The daughter of former Colorado Governor Bill Owens, Monica Owens, took to Facebook yesterday to blast The Denver Post editorial board for their nauseating editorial in support of clemency for convicted Chuck E. Cheese killer Nathan Dunlap.

In her post, Owens notes that her family was at that very Chuck E. Cheese only a day before the gruesome murders took place and met two of Dunlap’s victims before their deaths.

Had Dunlap not been allowed to live on taxpayer’s dime for nearly 20 years appealing his rock solid conviction, Governor Owens might have been in a position to oversee Dunlap’s death penalty.

Monica has been following the case for years, including penning a column in the Rocky Mountain Collegian on the issue back in 2003 where she argued in favor of the death penalty and refuted a number of distortions surrounding the issue.

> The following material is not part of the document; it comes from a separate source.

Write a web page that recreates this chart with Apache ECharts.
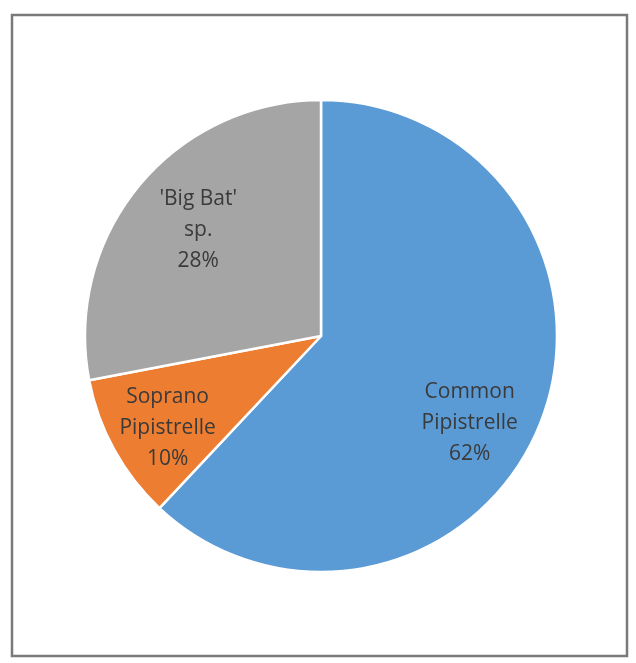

A few passages that still resonate today:

I was reminded recently of Colorado’s option of the use of the death penalty when I visited the state maximum-security prison Supermax, in Canon City, Colorado. It was at Supermax where I saw a number of Death Row inmates, including Chuck E. Cheese murderer Nathan Dunlap.

Currently there are almost 100 on death row who were already in prison when they murdered their victims; at least 37 others were prison escapees. Locking up murderers for life guarantees nothing, except for the possible murder of additional innocent victims.

I believe that rather than spending so much time with arguing about capital punishment, we should spend more time on the needs of victims’ families, who have suffered the loss of a loved one. Capital punishment elicits more public outrage, more media attention and more cries to protect the “innocent”, than do stories concerning the victims of murder.

We should instead save our sympathy and compassion for the victims, rather than the murderers.

Which will it be, Governor Hickenlooper?

Sympathy and compassion for Dunlap or his victims’ families, who have urged the Governor to let the execution of Dunlap go through?